In 1918, Tani became the first professional teacher at the London Budokwai, created by his countryman Gunji Koizumi initially teaching jiujitsu. During a visit to the Budokwai by Jigoro Kano, the founder of Kodokan judo, in 1920, Tani was awarded the second-degree black belt rank in judo. Eventually, Tani reached the rank of 4th-dan.
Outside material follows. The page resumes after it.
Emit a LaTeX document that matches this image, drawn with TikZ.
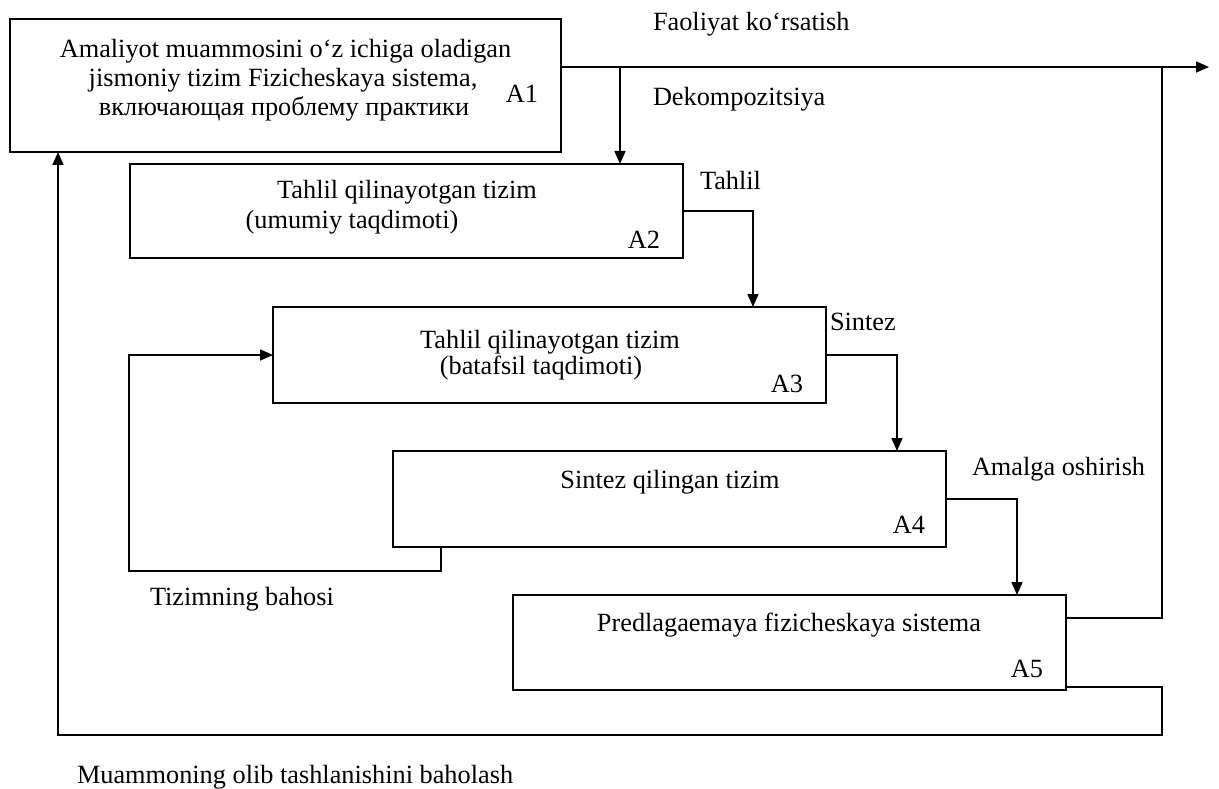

Assisting Tani at the Budokwai was another pioneer of judo in Britain, his leading student Masutaro Otani who founded the MOSJ, which eventually evolved into the British Judo Council.

Tani suffered a stroke in 1937, but continued to teach from the sidelines of the Budokwai mats until his death in London on 24 January 1950, aged 69.

A painting of Tani by George Lambourn, in the ownership of the Budokwai, was restored by Lucia Scalisi during an August 2018 episode of the BBC Television programme The Repair Shop.

==Book==
- The Game of Ju-Jitsu, for the Use of Schools and Colleges. Yukio Tani and Taro Miyake. 91 illustrations. Drawings by George Morrow. Edited by L. F. Giblin and M. A. Grainger. London: Hazell, Watson & Viney (for the Japanese School of Ju-jitsu), 1906.